El capítulo 8 del Evangelio de san Marcos recoge la escena en que san Pedro confiesa su fe en Jesucristo como Mesías. Los Apóstoles van caminando con Jesús por el norte de Galilea y, mientras caminan, les pregunta por la opinión que la gente tiene de Él. No es que a Jesús le preocupara demasiado la opinión ajena; era una pregunta para centrar el tema de la segunda cuestión.

En efecto, tras la respuesta de los Doce, el Señor vuelve a hacerles la pregunta de un modo muy singular y personal: “…Y vosotros, ¿quién decís que soy?”. No pretende el Señor obligarles a tomar partido a su favor.

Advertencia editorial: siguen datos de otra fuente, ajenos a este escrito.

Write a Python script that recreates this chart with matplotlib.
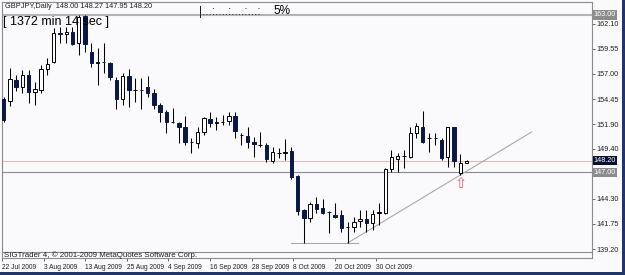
import matplotlib
matplotlib.use('Agg')
import numpy as np
import matplotlib.pyplot as plt
from matplotlib.patches import Rectangle

# GBPJPY daily candles, oldest first
opens = [154.46, 154.26, 156.39, 155.68, 156.90, 155.17, 155.38, 157.51, 158.22, 161.17,
         161.07, 161.28, 160.16, 162.90, 159.24, 158.12, 158.22, 158.12, 156.39, 154.46,
         156.80, 155.38, 155.40, 155.68, 155.07, 153.85, 153.14, 152.12, 152.02, 151.61,
         150.09, 149.99, 151.11, 152.43, 152.02, 152.08, 152.22, 152.73, 150.80, 150.70,
         150.09, 149.78, 149.78, 148.16, 148.97, 149.01, 149.17, 146.63, 143.17, 142.36,
         143.78, 143.38, 142.97, 142.66, 142.66, 141.44, 141.44, 142.05, 142.26, 141.85,
         142.87, 142.87, 147.34, 148.36, 148.66, 148.56, 151.00, 151.61, 150.49, 150.53,
         150.29, 148.56, 151.61, 146.94, 148.00]
highs = [154.67, 157.61, 156.90, 157.41, 157.41, 156.19, 157.92, 158.63, 161.68, 161.78,
         161.78, 161.78, 162.95, 163.00, 160.16, 159.65, 160.16, 158.22, 156.70, 157.11,
         157.51, 156.60, 156.60, 156.80, 155.48, 154.06, 153.34, 153.55, 152.12, 152.73,
         150.49, 151.61, 152.63, 153.14, 152.63, 152.83, 153.14, 153.14, 151.00, 151.61,
         150.60, 151.11, 149.99, 149.58, 149.48, 150.39, 149.58, 146.73, 143.27, 143.99,
         144.50, 144.29, 143.02, 143.89, 143.17, 141.95, 142.46, 143.17, 143.17, 143.17,
         143.89, 147.44, 149.27, 148.97, 149.27, 151.61, 152.02, 153.24, 151.00, 151.00,
         150.49, 151.65, 151.65, 148.87, 148.27]
lows = [152.12, 153.75, 155.28, 155.07, 154.06, 153.85, 155.07, 156.90, 158.12, 160.16,
        160.16, 159.95, 158.94, 159.24, 157.72, 155.89, 157.11, 156.39, 153.45, 153.85,
        153.65, 154.16, 153.45, 154.67, 153.45, 152.12, 151.00, 152.02, 149.99, 149.78,
        148.97, 149.48, 150.80, 151.61, 151.31, 151.82, 151.82, 150.49, 149.78, 149.48,
        148.56, 149.58, 148.05, 147.95, 148.46, 148.26, 146.33, 142.66, 139.82, 141.95,
        142.87, 142.77, 140.83, 142.36, 140.93, 139.82, 140.93, 141.44, 140.93, 141.14,
        141.65, 142.80, 147.04, 147.04, 147.44, 148.46, 150.49, 149.99, 149.07, 149.78,
        148.26, 147.55, 147.55, 146.73, 147.95]
closes = [152.33, 156.50, 155.68, 156.90, 155.17, 155.48, 157.51, 158.02, 161.17, 161.07,
          161.28, 160.05, 162.80, 160.05, 158.12, 158.22, 158.17, 156.70, 154.46, 156.80,
          155.38, 155.40, 155.38, 155.07, 153.85, 153.14, 152.12, 152.16, 151.61, 150.09,
          150.05, 151.11, 152.53, 152.02, 152.08, 152.12, 152.73, 151.21, 150.84, 150.09,
          149.88, 149.82, 148.36, 149.07, 149.01, 149.07, 146.53, 143.07, 142.36, 143.78,
          143.27, 142.87, 142.93, 142.46, 141.34, 141.48, 141.95, 142.26, 141.85, 142.77,
          142.93, 147.34, 148.56, 148.66, 148.70, 151.00, 151.72, 150.09, 150.53, 150.49,
          148.46, 151.61, 148.16, 147.95, 148.20]

# time scale labels sit where the screenshot shows them (not on every 8th bar)
date_pos = [-0.27, 6.38, 13.03, 19.68, 26.33, 32.98, 39.64, 46.29, 52.94, 59.6]
date_labels = ['22 Jul 2009', '3 Aug 2009', '13 Aug 2009', '25 Aug 2009', '4 Sep 2009',
               '16 Sep 2009', '28 Sep 2009', '8 Oct 2009', '20 Oct 2009', '30 Oct 2009']
price_ticks = [162.10, 159.55, 157.00, 154.45, 151.90, 149.40, 144.30, 141.75, 139.20]

# drawn objects
hline_top = 163.00
hline_support = 147.00
bid = 148.20
trend_x = [55, 84.4]
trend_y = [139.82, 151.10]
support_x = [45.9, 56.6]
support_y = [139.82, 139.82]
arrow_bar, arrow_price = 73, 145.9

BG = '#fafafc'
NAVY = '#0a1848'
FONT = ['Liberation Sans', 'DejaVu Sans']

fig = plt.figure(figsize=(6.25, 2.75), dpi=100, facecolor=BG)
ax = fig.add_axes([2 / 625, 17 / 275, 590 / 625, 256 / 275], facecolor=BG)

x = np.arange(len(opens))
o = np.array(opens); c = np.array(closes)
h = np.array(highs); l = np.array(lows)
up = c >= o

ax.vlines(x, l, h, color='black', lw=0.75, zorder=2)
bottoms = np.minimum(o, c)
heights = np.maximum(np.abs(c - o), 0.03)
ax.bar(x[up], heights[up], bottom=bottoms[up], width=0.55, color='white',
       edgecolor='black', lw=0.7, zorder=3)
ax.bar(x[~up], heights[~up], bottom=bottoms[~up], width=0.55, color=NAVY,
       edgecolor=NAVY, lw=0.7, zorder=3)

# horizontal lines and trend lines
ax.axhline(hline_top, color='#b4b4b4', lw=1.5, zorder=1)
ax.axhline(hline_support, color='#8a8a8a', lw=0.8, zorder=1)
ax.axhline(bid, color='#e2bcbc', lw=0.8, zorder=1)
ax.plot(trend_x, trend_y, color='#a8a4a0', lw=0.75, zorder=1)
ax.plot(support_x, support_y, color='#a8a4a0', lw=0.75, zorder=1)
ax.text(arrow_bar, arrow_price, '\u21e7', color='#f25a6e', fontsize=10.5,
        ha='center', va='center', family='DejaVu Sans', zorder=4)

ax.set_xlim(-0.11, 94.06)
ax.set_ylim(138.29, 164.32)

for s in ax.spines.values():
    s.set_color('#8c8c8c')
    s.set_linewidth(0.8)

ax.yaxis.tick_right()
ax.set_yticks(price_ticks)
ax.set_yticklabels([f'{p:.2f}' for p in price_ticks], fontsize=5.2, family=FONT,
                   color='#202020')
ax.tick_params(axis='y', length=2.2, width=0.6, color='#505050', pad=1.2)

ax.set_xticks(date_pos)
ax.set_xticklabels(date_labels, fontsize=4.8, family=FONT, color='#202020', ha='left')
ax.tick_params(axis='x', length=2.2, width=0.6, color='#505050', pad=2.4)
for lab in ax.get_xticklabels():
    lab.set_x(lab.get_position()[0])

# price label boxes on the right
for val, fc in [(hline_top, '#8c8c8c'), (bid, '#0a1030'), (hline_support, '#8c8c8c')]:
    ax.annotate(f'{val:.2f}', xy=(1, val), xycoords=('axes fraction', 'data'),
                xytext=(1.3, 0), textcoords='offset points', va='center', ha='left',
                fontsize=5.2, family=FONT, color='white', annotation_clip=False,
                bbox=dict(boxstyle='square,pad=0.18', fc=fc, ec='none'))

# copyright strip at the bottom of the chart
ax.add_patch(Rectangle((0, 0), 1, 6.3 / 256, transform=ax.transAxes, fc=BG,
                       ec='#8c8c8c', lw=0.8, zorder=5))
ax.text(2 / 590, 3.2 / 256, 'SIGTrader 4, \u00a9 2001-2009 MetaQuotes Software Corp.',
        transform=ax.transAxes, fontsize=5.7, family=FONT, color='#202020',
        va='center', ha='left', zorder=6)

# texts on top of the chart
fig.text(5 / 625, 1 - 7 / 275, 'GBPJPY,Daily  148.00 148.27 147.95 148.20',
         fontsize=5.3, family=FONT, color='#202020', va='center', ha='left')
fig.text(3 / 625, 1 - 22.5 / 275, '[ 1372 min 14 sec ]', fontsize=9, family=FONT,
         color='black', va='center', ha='left')
fig.text(199 / 625, 1 - 12 / 275, '|...:....:....:...:', fontsize=8.5, family=FONT,
         color='#202020', va='center', ha='left')
fig.text(273 / 625, 1 - 11.5 / 275, '5%', fontsize=8.5, family=FONT,
         color='black', va='center', ha='left')

# window border strips
fig.patches.append(Rectangle((0, 0), 1, 3 / 275, transform=fig.transFigure,
                             fc='#22356a', ec='none'))
fig.patches.append(Rectangle((622 / 625, 0), 3 / 625, 1, transform=fig.transFigure,
                             fc='#22356a', ec='none'))

fig.savefig('out.png', dpi=100, facecolor=BG)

También esta pregunta está hecha con referencia a lo que va a decirles a continuación.

En otro de los evangelios se nos cuenta -de esta misma escena- que san Pedro fue el primero en responder. Y podemos suponer que, con más o menos dudas, los demás se unirían a la respuesta de Pedro: “Tú eres el Mesías”. Es decir, el Ungido de Dios que los judíos esperaban desde hacía siglos.

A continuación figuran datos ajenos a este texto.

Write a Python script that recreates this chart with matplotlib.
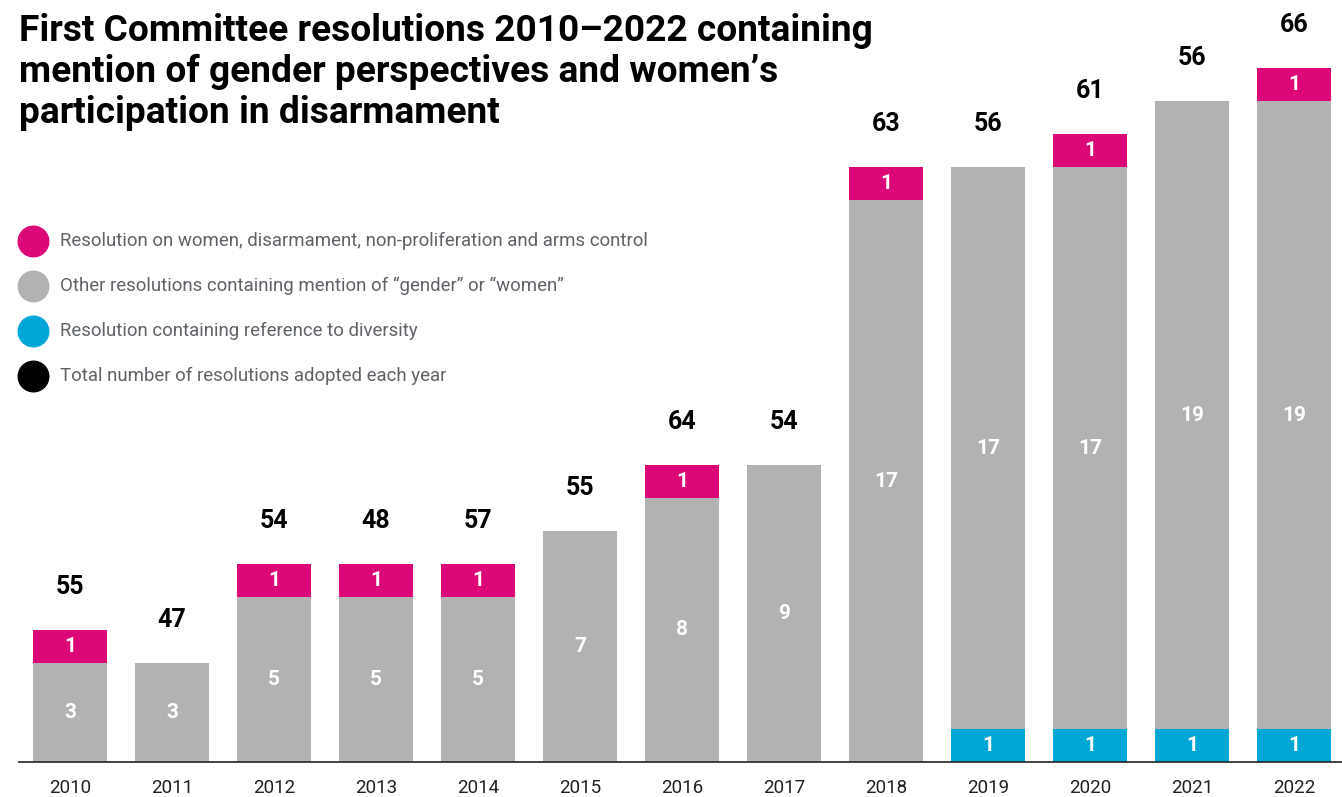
import numpy as np
import matplotlib.pyplot as plt
from matplotlib.lines import Line2D

years = ['2010', '2011', '2012', '2013', '2014', '2015', '2016',
         '2017', '2018', '2019', '2020', '2021', '2022']
diversity = [0, 0, 0, 0, 0, 0, 0, 0, 0, 1, 1, 1, 1]
other = [3, 3, 5, 5, 5, 7, 8, 9, 17, 17, 17, 19, 19]
women = [1, 0, 1, 1, 1, 0, 1, 0, 1, 0, 1, 0, 1]
totals = [55, 47, 54, 48, 57, 55, 64, 54, 63, 56, 61, 56, 66]

legend_labels = ['Resolution on women, disarmament, non-proliferation and arms control',
                 'Other resolutions containing mention of \u201cgender\u201d or \u201cwomen\u201d',
                 'Resolution containing reference to diversity',
                 'Total number of resolutions adopted each year']

c_mag = '#DD0877'
c_gray = '#B2B2B2'
c_cyan = '#00A6D6'

plt.rcParams['font.family'] = ['Roboto', 'DejaVu Sans']

fig = plt.figure(figsize=(13.42, 7.97), dpi=100)
ax = fig.add_axes([19 / 1342, 35 / 797, 1323 / 1342, 727 / 797])

x = np.arange(len(years))
w = 0.725
div = np.array(diversity)
oth = np.array(other)
wom = np.array(women)

ax.bar(x, div, w, color=c_cyan)
ax.bar(x, oth, w, bottom=div, color=c_gray)
ax.bar(x, wom, w, bottom=div + oth, color=c_mag)

for i in range(len(years)):
    if div[i] > 0:
        ax.text(x[i], div[i] / 2, str(div[i]), ha='center', va='center',
                color='white', fontsize=15, fontweight='bold')
    ax.text(x[i], div[i] + oth[i] / 2, str(oth[i]), ha='center', va='center',
            color='white', fontsize=15, fontweight='bold')
    if wom[i] > 0:
        ax.text(x[i], div[i] + oth[i] + wom[i] / 2, str(wom[i]), ha='center',
                va='center', color='white', fontsize=15, fontweight='bold')
    top = div[i] + oth[i] + wom[i]
    ax.text(x[i], top + 1.3, str(totals[i]), ha='center', va='center',
            color='black', fontsize=18, fontweight='bold', clip_on=False)

ax.set_xlim(-0.5, 12.47)
ax.set_ylim(0, 22)
ax.set_xticks(x)
ax.set_xticklabels(years, fontsize=13.5, color='#222222')
ax.tick_params(axis='x', length=0, pad=12)
ax.set_yticks([])
for s in ['top', 'right', 'left']:
    ax.spines[s].set_visible(False)
ax.spines['bottom'].set_color('#222222')
ax.spines['bottom'].set_linewidth(1.2)

fig.text(19 / 1342, 1 - 13 / 797,
         'First Committee resolutions 2010\u20132022 containing\n'
         'mention of gender perspectives and women\u2019s\n'
         'participation in disarmament',
         ha='left', va='top', fontsize=26.7, fontweight='bold',
         color='black', linespacing=1.17)

colors = [c_mag, c_gray, c_cyan, 'black']
for k, (lab, col) in enumerate(zip(legend_labels, colors)):
    yy = 1 - (241 + 45 * k) / 797
    fig.add_artist(Line2D([33 / 1342], [yy], marker='o', markersize=22,
                          color=col, linestyle='none'))
    fig.text(60 / 1342, yy, lab, ha='left', va='center', fontsize=13.4,
             color='#5f6368')

fig.savefig('out.png', dpi=100, facecolor='white')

Una vez centrado el tema, como perseguía Jesús con sus preguntas, el Señor comienza a instruirles sobre cuestiones muy graves, referidas precisamente a la vida de ese Mesías, que ellos mismos habían proclamado: “Tiene que padecer mucho, y ser condenado por los ancianos y sacerdotes, y ser ejecutado”.

Desde novecientos años antes, Israel esperaba al descendiente de David, anunciado como Mesías por los profetas. Pero se habían construido -en su mentalidad- un rey o caudillo terrenal, que les libraría del yugo opresor de Roma; un Mesías político. Jesús tenía intención de desmontar de su imaginación esa construcción mental equivocada, y les anuncia su cercana muerte. También les habla de su resurrección, pero esto no lo entendieron en absoluto.

Tampoco entendieron la necesidad de sus padecimientos porque, de hecho, Pedro intenta disuadirle de semejante profecía. Este atrevimiento le valió una de las más asperas reconvenciones de Jesús: “Apártate de mí, Satanás…”.

Entonces el Señor les explica que no solo tienen que aceptar los padecimientos y la muerte de Cristo, sino que ellos mismos probarán también su propia cruz: hasta “perder la vida por Mí y por el Evangelio”. “El que quiera venirse conmigo”, añade, tiene que seguirle en ese camino de renuncia personal.

Así es el cristianismo: fuerte y doloroso; y también lleno de alegría, como sucedió tras la resurrección. Pero los cristianos de hoy, ¡cuánto hemos edulcorado las exigencias de Cristo! Confundimos la Bondad y Misericordia de Dios con un buenismo bondadoso y transigente con el pecado. Y no es así; ser cristiano supone dejar la vida por Cristo y por el prójimo, para que Él reine en las almas y en el mundo.